The recharging of an e-car-battery (30 kW) would last about eight to ten hours with a normal charging set (capacity 3,7 kW) and one hour with a fast-charging (between 11 and 43,5 kW in low voltage system). (Siemens-Pressebild)
High voltage cables as solutions for e-cars
Cables for e-cars have to meet special requirements, says Kalb: “Cables for cars are operated with unusual high voltages (600 volt and more). Because of the high conduction demand they normally have big cross sections and have to ensure a sufficient shielding against electromagnetic emission.” However, there are no standards for cables in e-cars so far, Kalb says: “The wires are dimensioned individually to each application. A promising solution could be high voltage cables, says Kalb: “For the drive train – the connection from battery to power electronics and electrical engine – most of time we use single-wire shielded with big cross sections (25 mm²).” Auxiliary aggregates would be powered with multi-conductor seethed cables with average cross sections (4mm²).
No expansion but coordination of the grid necessary
The increase of the number of e-cars would probably lead to a rise in current consumption in Germany. But only marginal, as Torsten Wolf from Siemens AG explains: “The energy, necessary to recharge one million electronic vehicles would amount to not more than 0, 5 per cent of the power generation in Germany.” In case renewable energies would be developed as planed – envisaged is an increase of more than 100 billion kilowatt-hours per year until 2020 – this green power alone would be sufficient to power 50 million e-cars, Wolf says: “The supply of these cars with power from renewable energies is ensured.” An analysis of the Association for Electrical, Electronic & Information Technologies in cooperation with Pricewaterhouse Coopers arrives at the conclusion, that an expansion of the electricity supply network will not be necessary if one million e-cars are registered: “The grid requirements through an electro mobility-offensive are marginal in comparison to the challenges caused by the development of renewable energies.”
Special cables from Leoni. According to the company high voltage cables are a good solution for electronic vehicles. (Leoni AG)
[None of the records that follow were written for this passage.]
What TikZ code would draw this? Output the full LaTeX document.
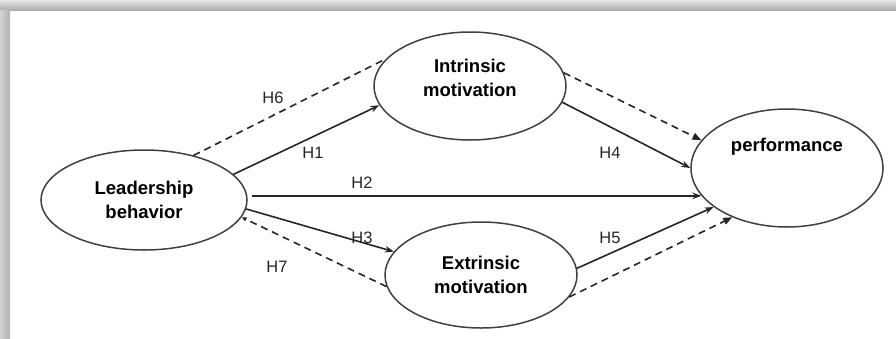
\documentclass[tikz,border=0pt]{standalone}
\usepackage{fontspec}
\setmainfont{Liberation Sans}
\usetikzlibrary{shapes.geometric,arrows.meta}

\begin{document}
\begin{tikzpicture}[
  x=1pt,y=-1pt,
  construct/.style={draw=black!75,line width=1.5pt,ellipse,inner sep=0pt,align=center,
    font=\bfseries\fontsize{18.5}{24}\selectfont},
  hyp/.style={font=\fontsize{16.5}{18}\selectfont,text=black!85},
  link/.style={draw=black!85,line width=1.6pt},
  arr/.style={link,-{Stealth[length=9pt,width=6.5pt]}},
  dline/.style={link,dash pattern=on 7pt off 5pt},
  darr/.style={dline,-{Triangle[length=9pt,width=7pt]}}
]
\useasboundingbox (0,0) rectangle (896,338);
\shade[top color=gray!20,bottom color=gray!65] (0,0) rectangle (896,10);
\shade[left color=gray!35,right color=gray!60] (0,10) rectangle (10,338);

\node[construct,minimum width=206pt,minimum height=100pt] (lead) at (144,200) {Leadership\\behavior};
\node[construct,minimum width=192pt,minimum height=108pt,text depth=17pt] (intr) at (470,86) {Intrinsic\\motivation};
\node[construct,minimum width=192pt,minimum height=106pt] (extr) at (481,275) {Extrinsic\\motivation};
\node[construct,minimum width=192pt,minimum height=118pt,text height=14pt,text depth=48pt] (perf) at (787,168) {performance};

\path (lead.42) edge[dline] (intr.162)
(lead.16) edge[arr] (intr.192)
(lead.east |- perf.198) edge[arr,shorten <=4pt] (perf.198)
(lead.-5) edge[arr] (extr.165)
(extr.187) edge[dline,-{Triangle[length=5pt,width=4pt]}] (lead.-10)
(intr.-10) edge[arr] (perf.west)
(intr.8) edge[darr] (perf.162)
(extr.4) edge[arr] (perf.208)
(extr.-14) edge[darr] (perf.222)
;

\node[hyp] (h6) at (273,98) {H6};
\node[hyp] (h1) at (313,153) {H1};
\node[hyp] (h2) at (362,183) {H2};
\node[hyp] (h3) at (362,238) {H3};
\node[hyp] (h7) at (277,267) {H7};
\node[hyp] (h4) at (610,153) {H4};
\node[hyp] (h5) at (610,238) {H5};
\end{tikzpicture}
\end{document}
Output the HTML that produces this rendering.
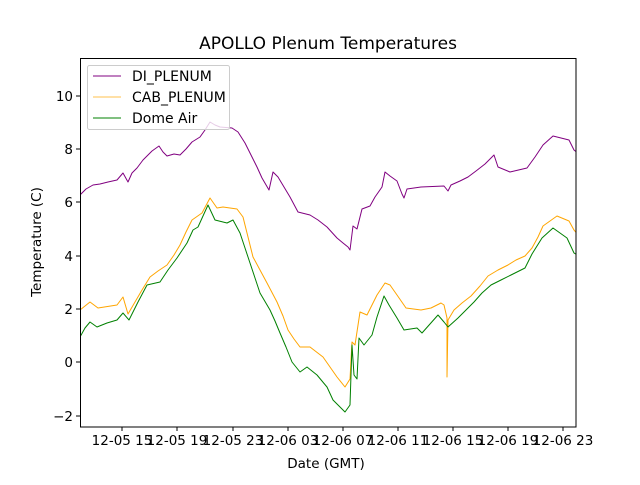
<!DOCTYPE html>
<html><head><meta charset="utf-8"><style>
html,body{margin:0;padding:0;background:#fff}
svg text{font-family:"DejaVu Sans","Liberation Sans",sans-serif;fill:#000}
</style></head><body>
<svg width="640" height="480" viewBox="0 0 640 480" xmlns="http://www.w3.org/2000/svg">
<rect width="640" height="480" fill="#fff"/>
<defs><clipPath id="c"><rect x="80" y="58" width="496" height="369"/></clipPath></defs>
<text x="328" y="49" font-size="17" text-anchor="middle">APOLLO Plenum Temperatures</text>
<g clip-path="url(#c)" fill="none" stroke-width="1" stroke-linejoin="round">
<polyline stroke="purple" points="80,195 86,189 93,185 100,184 108,182 117,180 123,173 128,182 132,173 137,168 143,160 152,151 159,146 163,152 167,156 174,154 180,155 186,149 192,142 200,137 205,130 210,122 215,125 220,127 232,128 238,132 245,143 251,155 257,167 262,178 269,190 273,172 278,177 284,187 290,197 298,212 310,215 318,220 327,227 337,238 343,243 348,247 350,250 353,226 357,229 362,209 370,206 375,197 382,187 385,172 390,176 397,181 402,194 404,198 407,189 421,187 444,186 448,191 451,185 460,181 468,177 476,171 485,164 494,155 498,167 510,172 527,168 535,157 543,145 553,136 569,140 574,150 579,154"/>
<polyline stroke="orange" points="80,310 90,302 98,308 117,305 123,297 128,314 135,302 142,290 150,277 158,271 167,265 174,255 180,245 186,232 192,220 202,213 210,198 217,208 223,207 237,209 243,217 248,237 253,257 260,270 267,283 277,302 283,316 288,330 294,339 300,347 310,347 323,357 330,367 337,377 345,387 350,379 352,342 355,345 360,312 367,315 372,305 377,295 385,283 390,285 397,295 406,308 421,310 431,308 441,303 444,305 447,318 447,377 448,320 454,310 462,303 471,296 480,286 488,276 498,270 508,265 516,260 525,256 532,248 538,237 543,226 550,221 557,216 569,221 574,230 579,236"/>
<polyline stroke="green" points="80,337 85,328 90,322 97,327 107,323 117,320 123,313 129,320 138,302 147,285 160,282 168,270 177,258 187,243 193,230 198,227 203,216 208,205 215,220 227,223 233,220 240,233 245,248 250,263 255,278 260,293 270,310 275,321 280,333 286,347 292,362 300,372 307,367 317,375 322,381 327,387 333,400 339,406 345,412 350,405 352,345 354,375 357,379 359,338 364,345 372,335 377,317 384,296 389,305 397,318 404,330 417,328 422,333 430,324 438,315 444,322 448,327 458,318 466,310 474,302 482,293 491,285 501,280 511,275 525,268 532,254 537,246 542,238 553,228 560,233 567,238 574,253 579,256"/>
</g>
<rect x="80.5" y="58.5" width="495.5" height="368.5" fill="none" stroke="#000" stroke-width="1"/>
<g stroke="#000" stroke-width="1">
<line x1="76" x2="80" y1="96" y2="96"/><line x1="76" x2="80" y1="149" y2="149"/><line x1="76" x2="80" y1="202" y2="202"/><line x1="76" x2="80" y1="256" y2="256"/><line x1="76" x2="80" y1="309" y2="309"/><line x1="76" x2="80" y1="362" y2="362"/><line x1="76" x2="80" y1="416" y2="416"/>
<line y1="427" y2="431" x1="122" x2="122"/><line y1="427" y2="431" x1="177" x2="177"/><line y1="427" y2="431" x1="233" x2="233"/><line y1="427" y2="431" x1="288" x2="288"/><line y1="427" y2="431" x1="343" x2="343"/><line y1="427" y2="431" x1="398" x2="398"/><line y1="427" y2="431" x1="453" x2="453"/><line y1="427" y2="431" x1="508" x2="508"/><line y1="427" y2="431" x1="563" x2="563"/>
</g>
<g font-size="13.5" text-anchor="end">
<text x="73" y="101">10</text><text x="73" y="154">8</text><text x="73" y="207">6</text><text x="73" y="261">4</text><text x="73" y="314">2</text><text x="73" y="367">0</text><text x="73" y="421">−2</text>
</g>
<g font-size="13.5" text-anchor="middle">
<text x="122" y="445">12-05 15</text><text x="177" y="445">12-05 19</text><text x="233" y="445">12-05 23</text><text x="288" y="445">12-06 03</text><text x="343" y="445">12-06 07</text><text x="398" y="445">12-06 11</text><text x="453" y="445">12-06 15</text><text x="508" y="445">12-06 19</text><text x="563" y="445">12-06 23</text>
</g>
<text x="326" y="468" font-size="13.5" text-anchor="middle">Date (GMT)</text>
<text transform="translate(41,242) rotate(-90)" font-size="13.5" text-anchor="middle">Temperature (C)</text>
<rect x="87.5" y="65.5" width="142" height="64" rx="2" fill="#fff" fill-opacity="0.8" stroke="#ccc"/>
<line x1="93" x2="121" y1="76" y2="76" stroke="purple"/>
<line x1="93" x2="121" y1="97" y2="97" stroke="orange" stroke-opacity="0.7"/>
<line x1="93" x2="121" y1="118" y2="118" stroke="green"/>
<g font-size="14"><text x="132" y="81">DI_PLENUM</text><text x="132" y="102">CAB_PLENUM</text><text x="132" y="123">Dome Air</text></g>
</svg>
</body></html>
However, the charging processes require coordination. Otherwise the electricity supply network could be overloaded, as Siemens-spokesman Wolf explains: A typical distribution transformer provides 630.000 volt-ampere (corresponds to about 630 kilowatt) and powers about 100 households. Home-charging sets for e-cars provide approximately 22 kilowatt (kw). In case 100 recharging sets would be run at the same time, they would need about 2200 kw – more than three times of what the distribution transformer can provide, says Wolf: “If there are high loading capacities, it is necessary to regulate the charging rate at a control room in order to avoid, that distribution transformers and distribution networks have to be reconfigured or expanded.” The solution is smart grids, says Wolf. Smart networks try to delay peak demands in downtimes in order to utilise the grid more equally. The control room would decide which car should be recharged at which time. Thereby an uncontrolled charging and an overload of the infrastructure can be avoided.
In future, it is conceivable, that e-cars could serve energy storage and return power to the grid, explains Wolf. Such an energetic recovery system will probably be available in the long term, Wolf states: “We see that well after the year 2020.” The process is technically nontrivial, the spokesman explains. For using it, smart grids have to be installed already.